Functional networks are representations of functional interactions. Each element, or node, in a network represents a single variable which can have multiple values. Nodes are graphically represented as ovals containing the variable name. Networks also have links, which are drawn as lines between two nodes, and which represent a correlation between the values of the nodes. Links can be directed (drawn as an arrow), which generally indicates a causal interaction. For example, the network depicted represents a cyclic regulatory cycle: increasing values of A cause increasing values of B, increases in B causes increases in C, and increases in C regulate the cycle by causing a decrease in A.
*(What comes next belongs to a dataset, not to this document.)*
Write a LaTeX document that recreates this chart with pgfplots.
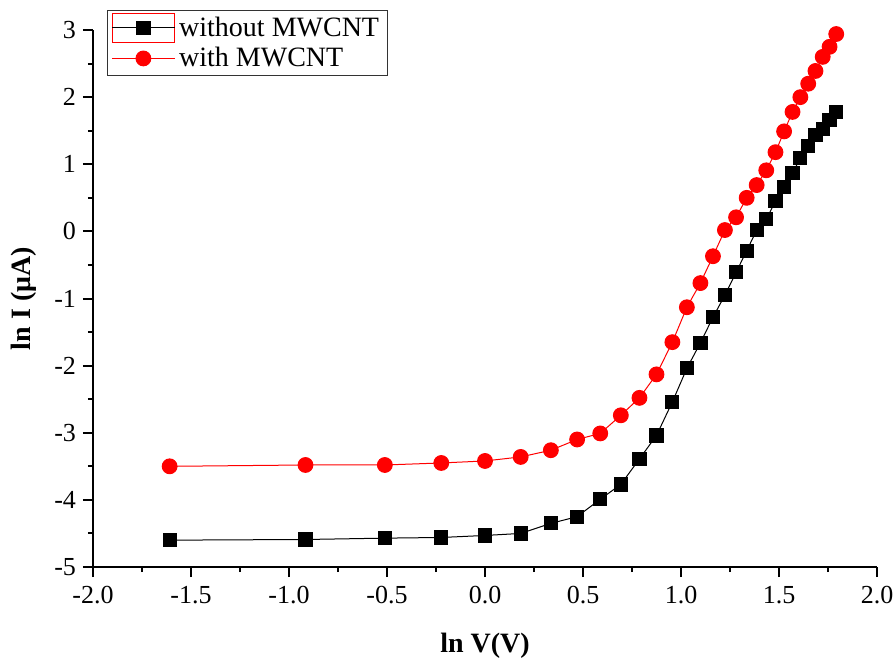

There are three major types of functional network inference algorithms: pair wise, equation-based, and network-based. The results of all these algorithms can be represented graphically as a functional network (see figure above), but they differ in the method of obtaining the links representing regulation.
Pair-wise algorithms consist of finding pairs of genes whose expression levels are correlated, and suggesting one to be the putative regulator of another. The process of correlation can be quite complex, using time-lagged correlation, fuzzy logic, or other methods. Many of these algorithms have a cut-off for significance of the correlation or a maximum number of genes another can be connected to in order to limit the interactions found.
Equation-based algorithms relate the expression of each gene to the expression level of all other genes in the form of an equation. These equations can be linear, non-linear, and/or differential equations. Putative regulators are identified by solving the set of equations for the weights which relate each gene to the others. These weights represent the regulatory influence of each gene on the others. Generally, only a few weights in the equation for a single gene differ considerably from zero and thus are considered putative regulators of that gene.
Network-based algorithms come in two basic types: Boolean and Bayesian. The best network to describe the data is found, often using a heuristic search method which tries multiple different networks before deciding on a best solution.
Boolean networks assume genes have only two states, on and off. Genes are connected to each other with logical relationships, for example: “If gene A is on, then gene B is on”. Logical operations such as “AND” and “OR” can be included in these relationships. A gene included in the “if” portion of such a statement is considered a regulator of a gene included in the “then” portion.
Bayesian networks represent probabilistic connections between genes. A regulatory link between two genes indicates that knowing the value of one helps predict the value of the other. For example, a link from gene A to gene B might indicate that if gene A is high, then gene B has a 90% change of also being high, an 8% of being medium, and only a 2% chance of being low.
Evaluating the success of functional network inference algorithms presents a large problem because it is not feasible to experimentally validate all the putative regulatory links discovered, which can number in the 1000’s. It could take several careers to validate even a single functional network! Therefore, we have created a framework using computer simulation to evaluate these algorithms. We create a computer simulation based on a biologically realistic functional network, sample data from this simulation as one would sample from a real system in a biological experiment, then apply the functional network inference algorithms to this sampled data. We evaluate the success of an algorithm by comparing the algorithm’s resulting putative functional network to our original simulated network. The better the match, the better the performance of the algorithm.
Our paper, Evaluating functional network inference using simulations of complex biological systems, published in Bioinformatics18 Suppl. 1: S216-S224, and the follow-up paper, Influence of network topology and data collection on network inference from Pacific Symposium on Biocomputing 2003, describe this framework and our use of it to evaluate a Bayesian network algorithm.